Dataset records:
=-=-=
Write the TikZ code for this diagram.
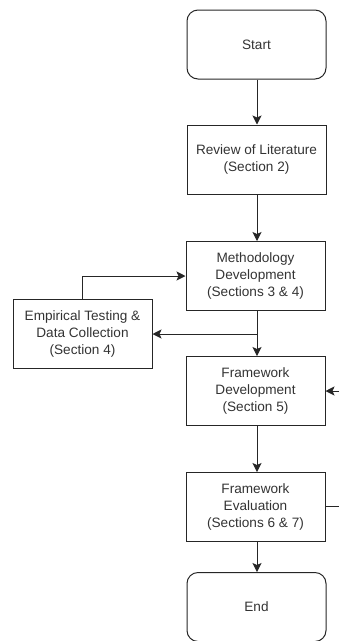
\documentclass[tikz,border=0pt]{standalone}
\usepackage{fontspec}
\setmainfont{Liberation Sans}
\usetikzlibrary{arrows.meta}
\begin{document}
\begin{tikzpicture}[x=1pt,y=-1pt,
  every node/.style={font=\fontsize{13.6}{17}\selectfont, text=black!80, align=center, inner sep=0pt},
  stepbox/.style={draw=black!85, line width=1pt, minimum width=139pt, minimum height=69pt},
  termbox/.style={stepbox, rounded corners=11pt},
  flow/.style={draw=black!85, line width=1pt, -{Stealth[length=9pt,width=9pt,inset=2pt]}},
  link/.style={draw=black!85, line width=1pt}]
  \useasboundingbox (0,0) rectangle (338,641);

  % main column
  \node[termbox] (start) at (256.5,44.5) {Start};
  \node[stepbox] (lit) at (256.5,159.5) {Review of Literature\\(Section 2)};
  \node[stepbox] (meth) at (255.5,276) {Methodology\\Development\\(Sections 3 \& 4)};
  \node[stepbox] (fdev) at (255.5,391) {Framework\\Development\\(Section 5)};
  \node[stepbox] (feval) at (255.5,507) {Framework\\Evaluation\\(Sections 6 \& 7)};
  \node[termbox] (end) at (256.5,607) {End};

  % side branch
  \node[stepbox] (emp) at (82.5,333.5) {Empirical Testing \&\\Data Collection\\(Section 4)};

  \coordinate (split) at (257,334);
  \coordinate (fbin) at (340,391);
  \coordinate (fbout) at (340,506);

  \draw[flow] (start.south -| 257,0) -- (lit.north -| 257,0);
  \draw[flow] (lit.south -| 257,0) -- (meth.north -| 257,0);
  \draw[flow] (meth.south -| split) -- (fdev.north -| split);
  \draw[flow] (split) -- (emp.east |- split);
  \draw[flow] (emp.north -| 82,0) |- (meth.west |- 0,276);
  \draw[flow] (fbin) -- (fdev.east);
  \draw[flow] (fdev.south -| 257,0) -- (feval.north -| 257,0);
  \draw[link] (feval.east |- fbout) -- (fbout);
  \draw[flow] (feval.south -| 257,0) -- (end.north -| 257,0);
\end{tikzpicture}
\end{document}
=-=-=
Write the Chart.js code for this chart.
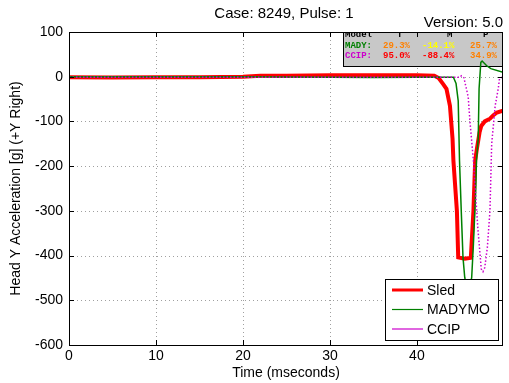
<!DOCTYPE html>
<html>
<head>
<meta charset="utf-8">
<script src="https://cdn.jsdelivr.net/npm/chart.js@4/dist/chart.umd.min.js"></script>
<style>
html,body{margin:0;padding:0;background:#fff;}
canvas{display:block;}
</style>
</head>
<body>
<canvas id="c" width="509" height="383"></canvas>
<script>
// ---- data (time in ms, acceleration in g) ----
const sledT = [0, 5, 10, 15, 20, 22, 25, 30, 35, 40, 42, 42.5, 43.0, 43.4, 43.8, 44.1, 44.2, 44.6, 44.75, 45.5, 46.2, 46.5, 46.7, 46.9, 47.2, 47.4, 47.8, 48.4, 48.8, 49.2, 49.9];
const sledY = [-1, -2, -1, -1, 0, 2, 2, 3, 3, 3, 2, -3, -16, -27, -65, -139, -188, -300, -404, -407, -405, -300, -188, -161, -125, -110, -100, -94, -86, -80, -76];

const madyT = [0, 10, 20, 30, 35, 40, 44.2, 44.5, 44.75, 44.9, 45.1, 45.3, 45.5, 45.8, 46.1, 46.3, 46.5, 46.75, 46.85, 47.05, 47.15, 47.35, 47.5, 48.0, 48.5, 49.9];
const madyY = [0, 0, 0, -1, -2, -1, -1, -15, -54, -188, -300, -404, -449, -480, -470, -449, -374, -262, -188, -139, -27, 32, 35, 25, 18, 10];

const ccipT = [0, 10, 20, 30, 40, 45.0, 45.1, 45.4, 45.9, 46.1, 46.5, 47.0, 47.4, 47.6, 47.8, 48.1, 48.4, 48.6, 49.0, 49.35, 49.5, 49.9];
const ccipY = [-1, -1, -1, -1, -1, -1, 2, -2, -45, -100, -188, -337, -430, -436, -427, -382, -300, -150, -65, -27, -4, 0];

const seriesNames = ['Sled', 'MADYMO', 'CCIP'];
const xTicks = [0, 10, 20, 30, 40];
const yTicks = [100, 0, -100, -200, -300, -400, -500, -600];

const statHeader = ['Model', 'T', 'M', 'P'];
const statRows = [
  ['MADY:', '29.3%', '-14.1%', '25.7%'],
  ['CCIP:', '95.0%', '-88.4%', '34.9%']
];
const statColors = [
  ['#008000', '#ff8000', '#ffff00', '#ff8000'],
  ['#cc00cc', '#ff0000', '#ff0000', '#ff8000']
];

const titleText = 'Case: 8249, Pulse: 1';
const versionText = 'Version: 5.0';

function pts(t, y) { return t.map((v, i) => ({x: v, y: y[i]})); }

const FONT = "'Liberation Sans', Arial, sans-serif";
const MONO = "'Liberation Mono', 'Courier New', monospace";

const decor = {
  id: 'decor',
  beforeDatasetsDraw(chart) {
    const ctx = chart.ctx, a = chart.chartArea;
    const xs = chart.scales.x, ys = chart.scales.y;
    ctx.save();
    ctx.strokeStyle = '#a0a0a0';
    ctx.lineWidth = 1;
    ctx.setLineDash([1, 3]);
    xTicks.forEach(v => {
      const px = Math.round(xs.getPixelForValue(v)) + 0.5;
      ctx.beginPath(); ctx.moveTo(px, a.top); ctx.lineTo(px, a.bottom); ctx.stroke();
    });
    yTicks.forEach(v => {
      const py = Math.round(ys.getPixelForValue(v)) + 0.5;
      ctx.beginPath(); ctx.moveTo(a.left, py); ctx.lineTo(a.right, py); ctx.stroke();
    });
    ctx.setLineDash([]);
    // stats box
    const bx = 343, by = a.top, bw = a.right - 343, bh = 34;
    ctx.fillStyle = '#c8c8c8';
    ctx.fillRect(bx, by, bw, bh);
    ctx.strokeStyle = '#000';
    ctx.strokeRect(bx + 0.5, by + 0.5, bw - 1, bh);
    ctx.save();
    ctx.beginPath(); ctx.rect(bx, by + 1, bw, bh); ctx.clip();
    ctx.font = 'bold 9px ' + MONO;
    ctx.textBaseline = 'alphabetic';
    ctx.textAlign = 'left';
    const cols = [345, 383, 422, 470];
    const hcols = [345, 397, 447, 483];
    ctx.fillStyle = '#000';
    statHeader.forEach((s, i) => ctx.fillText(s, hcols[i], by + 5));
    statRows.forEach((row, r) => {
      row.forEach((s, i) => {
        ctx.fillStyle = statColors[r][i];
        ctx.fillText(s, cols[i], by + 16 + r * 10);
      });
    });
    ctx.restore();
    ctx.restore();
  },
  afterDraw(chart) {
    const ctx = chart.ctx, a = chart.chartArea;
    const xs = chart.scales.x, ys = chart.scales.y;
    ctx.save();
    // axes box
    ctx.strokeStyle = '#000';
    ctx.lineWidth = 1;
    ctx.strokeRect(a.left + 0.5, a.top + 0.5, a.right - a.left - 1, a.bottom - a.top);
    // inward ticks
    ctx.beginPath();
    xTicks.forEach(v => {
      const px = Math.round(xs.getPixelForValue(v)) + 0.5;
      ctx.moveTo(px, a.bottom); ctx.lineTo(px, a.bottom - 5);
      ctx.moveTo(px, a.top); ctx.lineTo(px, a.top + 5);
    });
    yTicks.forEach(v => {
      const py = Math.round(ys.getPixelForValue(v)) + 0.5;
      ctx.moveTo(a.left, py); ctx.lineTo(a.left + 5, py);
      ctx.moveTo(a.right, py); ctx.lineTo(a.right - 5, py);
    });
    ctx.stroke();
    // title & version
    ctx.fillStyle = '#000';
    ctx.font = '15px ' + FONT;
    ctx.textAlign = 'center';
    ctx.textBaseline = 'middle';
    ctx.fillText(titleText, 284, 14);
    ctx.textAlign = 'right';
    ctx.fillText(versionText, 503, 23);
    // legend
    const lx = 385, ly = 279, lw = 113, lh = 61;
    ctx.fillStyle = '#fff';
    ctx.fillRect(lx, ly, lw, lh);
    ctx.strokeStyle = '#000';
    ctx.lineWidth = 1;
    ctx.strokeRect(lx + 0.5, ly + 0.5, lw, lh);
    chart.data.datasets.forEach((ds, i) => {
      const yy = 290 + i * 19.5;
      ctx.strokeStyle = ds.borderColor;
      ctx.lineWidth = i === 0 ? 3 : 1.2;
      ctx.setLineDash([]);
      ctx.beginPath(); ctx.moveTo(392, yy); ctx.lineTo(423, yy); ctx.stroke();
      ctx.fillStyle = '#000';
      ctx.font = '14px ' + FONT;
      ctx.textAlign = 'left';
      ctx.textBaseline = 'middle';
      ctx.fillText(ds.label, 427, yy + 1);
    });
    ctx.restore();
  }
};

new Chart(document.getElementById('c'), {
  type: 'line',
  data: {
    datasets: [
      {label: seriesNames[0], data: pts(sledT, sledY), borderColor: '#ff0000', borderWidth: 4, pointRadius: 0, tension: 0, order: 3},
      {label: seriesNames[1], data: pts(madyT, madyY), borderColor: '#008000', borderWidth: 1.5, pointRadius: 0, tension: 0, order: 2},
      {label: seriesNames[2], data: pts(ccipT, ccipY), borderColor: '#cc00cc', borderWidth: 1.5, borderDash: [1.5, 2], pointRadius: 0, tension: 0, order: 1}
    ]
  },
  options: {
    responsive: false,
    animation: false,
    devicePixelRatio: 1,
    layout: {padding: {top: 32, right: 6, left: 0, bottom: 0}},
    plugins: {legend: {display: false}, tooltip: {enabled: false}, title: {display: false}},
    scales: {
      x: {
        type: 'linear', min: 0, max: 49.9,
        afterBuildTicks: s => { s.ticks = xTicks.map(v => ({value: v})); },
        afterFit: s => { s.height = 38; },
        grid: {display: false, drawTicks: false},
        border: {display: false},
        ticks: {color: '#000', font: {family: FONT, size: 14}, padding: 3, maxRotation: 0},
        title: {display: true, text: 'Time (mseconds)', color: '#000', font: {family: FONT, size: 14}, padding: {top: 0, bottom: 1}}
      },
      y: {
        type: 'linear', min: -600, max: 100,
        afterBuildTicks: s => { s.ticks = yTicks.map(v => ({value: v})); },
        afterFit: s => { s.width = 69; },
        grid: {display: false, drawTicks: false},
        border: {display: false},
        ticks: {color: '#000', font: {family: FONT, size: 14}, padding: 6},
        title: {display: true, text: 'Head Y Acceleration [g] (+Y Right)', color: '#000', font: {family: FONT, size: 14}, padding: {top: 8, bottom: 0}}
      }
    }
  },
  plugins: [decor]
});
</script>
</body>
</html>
=-=-=
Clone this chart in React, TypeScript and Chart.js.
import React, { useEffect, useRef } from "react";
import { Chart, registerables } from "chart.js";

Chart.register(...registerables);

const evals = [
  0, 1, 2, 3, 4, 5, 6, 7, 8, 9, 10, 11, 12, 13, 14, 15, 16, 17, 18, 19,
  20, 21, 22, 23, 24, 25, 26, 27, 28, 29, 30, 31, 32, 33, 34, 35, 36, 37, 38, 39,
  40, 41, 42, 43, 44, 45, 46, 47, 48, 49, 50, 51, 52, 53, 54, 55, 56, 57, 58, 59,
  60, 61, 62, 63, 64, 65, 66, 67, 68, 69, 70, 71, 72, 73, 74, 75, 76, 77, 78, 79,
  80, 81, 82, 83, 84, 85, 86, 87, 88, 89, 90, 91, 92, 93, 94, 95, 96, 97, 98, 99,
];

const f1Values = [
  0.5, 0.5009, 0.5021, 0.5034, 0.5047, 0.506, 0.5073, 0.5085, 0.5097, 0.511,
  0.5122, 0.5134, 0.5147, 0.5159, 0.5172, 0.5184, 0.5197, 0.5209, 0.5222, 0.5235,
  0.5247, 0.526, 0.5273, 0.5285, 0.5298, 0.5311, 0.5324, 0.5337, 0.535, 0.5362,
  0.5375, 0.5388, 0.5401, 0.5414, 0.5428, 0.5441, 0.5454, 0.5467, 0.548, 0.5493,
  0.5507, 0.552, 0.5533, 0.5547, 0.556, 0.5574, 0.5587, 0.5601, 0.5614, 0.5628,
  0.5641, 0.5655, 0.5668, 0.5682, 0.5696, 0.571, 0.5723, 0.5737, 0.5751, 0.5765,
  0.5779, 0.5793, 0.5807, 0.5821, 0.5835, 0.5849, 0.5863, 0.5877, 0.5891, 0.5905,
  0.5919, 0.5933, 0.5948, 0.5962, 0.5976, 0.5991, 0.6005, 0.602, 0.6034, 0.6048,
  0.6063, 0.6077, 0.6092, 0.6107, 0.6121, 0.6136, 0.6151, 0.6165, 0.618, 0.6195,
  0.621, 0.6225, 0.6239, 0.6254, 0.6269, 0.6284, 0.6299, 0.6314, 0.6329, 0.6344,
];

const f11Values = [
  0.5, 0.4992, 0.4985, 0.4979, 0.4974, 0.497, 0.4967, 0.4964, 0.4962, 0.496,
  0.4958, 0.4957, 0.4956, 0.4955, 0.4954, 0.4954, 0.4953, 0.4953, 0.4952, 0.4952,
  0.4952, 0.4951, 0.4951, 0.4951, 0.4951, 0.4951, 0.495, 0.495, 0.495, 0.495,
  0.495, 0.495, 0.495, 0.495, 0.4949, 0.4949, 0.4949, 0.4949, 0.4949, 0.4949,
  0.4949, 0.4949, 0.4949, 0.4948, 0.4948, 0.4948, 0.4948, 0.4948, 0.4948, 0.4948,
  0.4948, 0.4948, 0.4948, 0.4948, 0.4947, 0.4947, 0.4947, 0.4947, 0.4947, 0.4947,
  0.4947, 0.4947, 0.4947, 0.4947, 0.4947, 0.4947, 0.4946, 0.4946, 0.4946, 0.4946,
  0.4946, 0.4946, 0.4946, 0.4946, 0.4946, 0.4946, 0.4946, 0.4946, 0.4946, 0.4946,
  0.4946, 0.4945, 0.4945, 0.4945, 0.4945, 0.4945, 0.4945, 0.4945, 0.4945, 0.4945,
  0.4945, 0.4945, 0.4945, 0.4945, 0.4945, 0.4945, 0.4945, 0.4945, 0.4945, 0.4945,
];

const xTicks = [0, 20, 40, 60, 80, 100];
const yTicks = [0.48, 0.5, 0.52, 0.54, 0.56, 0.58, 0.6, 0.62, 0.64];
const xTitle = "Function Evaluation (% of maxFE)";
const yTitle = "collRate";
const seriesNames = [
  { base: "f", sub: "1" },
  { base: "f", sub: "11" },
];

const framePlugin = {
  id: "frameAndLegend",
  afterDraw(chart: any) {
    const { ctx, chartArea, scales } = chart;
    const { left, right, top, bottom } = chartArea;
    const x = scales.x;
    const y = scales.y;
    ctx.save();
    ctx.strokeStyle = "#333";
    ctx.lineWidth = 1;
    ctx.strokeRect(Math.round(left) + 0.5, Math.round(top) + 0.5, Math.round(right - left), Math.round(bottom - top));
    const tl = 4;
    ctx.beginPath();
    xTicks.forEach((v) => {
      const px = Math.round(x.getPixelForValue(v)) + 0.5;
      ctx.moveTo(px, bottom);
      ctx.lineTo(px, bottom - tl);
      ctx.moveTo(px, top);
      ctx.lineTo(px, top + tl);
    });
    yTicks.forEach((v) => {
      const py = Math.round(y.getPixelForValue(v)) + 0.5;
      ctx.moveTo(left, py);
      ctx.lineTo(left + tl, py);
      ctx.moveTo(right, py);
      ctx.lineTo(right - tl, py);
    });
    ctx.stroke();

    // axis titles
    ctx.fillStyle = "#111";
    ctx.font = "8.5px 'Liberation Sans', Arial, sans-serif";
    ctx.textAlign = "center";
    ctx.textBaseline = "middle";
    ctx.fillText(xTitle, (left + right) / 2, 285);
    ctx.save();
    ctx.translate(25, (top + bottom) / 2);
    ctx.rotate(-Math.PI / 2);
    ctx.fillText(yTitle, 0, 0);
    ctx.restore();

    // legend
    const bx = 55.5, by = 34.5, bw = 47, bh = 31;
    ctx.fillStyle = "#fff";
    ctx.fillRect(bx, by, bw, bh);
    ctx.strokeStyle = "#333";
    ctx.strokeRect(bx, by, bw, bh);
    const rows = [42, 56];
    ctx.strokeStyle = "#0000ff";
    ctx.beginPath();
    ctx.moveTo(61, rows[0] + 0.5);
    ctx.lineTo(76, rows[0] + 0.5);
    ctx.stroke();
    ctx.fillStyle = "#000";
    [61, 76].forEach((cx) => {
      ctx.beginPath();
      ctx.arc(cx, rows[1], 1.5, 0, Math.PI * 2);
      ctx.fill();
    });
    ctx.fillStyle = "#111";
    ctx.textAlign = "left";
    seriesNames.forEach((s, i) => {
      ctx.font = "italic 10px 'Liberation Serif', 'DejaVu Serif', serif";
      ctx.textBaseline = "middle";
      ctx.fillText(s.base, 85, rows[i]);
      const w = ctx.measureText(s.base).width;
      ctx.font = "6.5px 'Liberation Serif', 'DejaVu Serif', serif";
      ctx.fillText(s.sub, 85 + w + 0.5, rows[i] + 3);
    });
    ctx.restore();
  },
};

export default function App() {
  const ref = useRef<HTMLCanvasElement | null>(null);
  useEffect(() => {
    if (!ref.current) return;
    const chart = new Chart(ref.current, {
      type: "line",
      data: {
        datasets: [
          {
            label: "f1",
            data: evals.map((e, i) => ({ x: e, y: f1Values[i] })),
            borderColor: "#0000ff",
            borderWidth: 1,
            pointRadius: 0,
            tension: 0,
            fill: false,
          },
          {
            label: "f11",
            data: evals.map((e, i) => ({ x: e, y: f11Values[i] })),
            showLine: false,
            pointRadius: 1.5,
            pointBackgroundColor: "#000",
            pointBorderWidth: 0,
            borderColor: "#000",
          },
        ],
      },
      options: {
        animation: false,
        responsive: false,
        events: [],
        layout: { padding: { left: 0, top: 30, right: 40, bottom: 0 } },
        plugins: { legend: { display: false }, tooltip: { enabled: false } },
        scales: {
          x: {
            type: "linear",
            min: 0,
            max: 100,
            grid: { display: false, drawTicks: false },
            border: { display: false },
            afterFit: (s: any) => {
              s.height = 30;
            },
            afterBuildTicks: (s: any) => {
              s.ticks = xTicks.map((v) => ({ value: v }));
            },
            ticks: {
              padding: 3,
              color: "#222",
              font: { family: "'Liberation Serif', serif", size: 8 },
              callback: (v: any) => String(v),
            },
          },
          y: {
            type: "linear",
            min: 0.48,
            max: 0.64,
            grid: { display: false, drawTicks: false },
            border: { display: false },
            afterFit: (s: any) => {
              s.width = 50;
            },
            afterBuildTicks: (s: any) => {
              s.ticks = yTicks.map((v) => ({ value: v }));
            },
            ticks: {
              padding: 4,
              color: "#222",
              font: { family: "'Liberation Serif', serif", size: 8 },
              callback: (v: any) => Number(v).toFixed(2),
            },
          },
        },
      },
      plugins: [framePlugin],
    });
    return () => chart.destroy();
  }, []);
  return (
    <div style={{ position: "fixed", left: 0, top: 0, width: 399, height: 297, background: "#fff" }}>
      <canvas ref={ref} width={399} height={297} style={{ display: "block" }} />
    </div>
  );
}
=-=-=
▸ **What to do**
Copy exactly, and only, the lines from the one containing "Clone this chart" through the one containing "Chart.register(...registerables);".

▸ **Finished answer**
Clone this chart in React, TypeScript and Chart.js.
import React, { useEffect, useRef } from "react";
import { Chart, registerables } from "chart.js";

Chart.register(...registerables);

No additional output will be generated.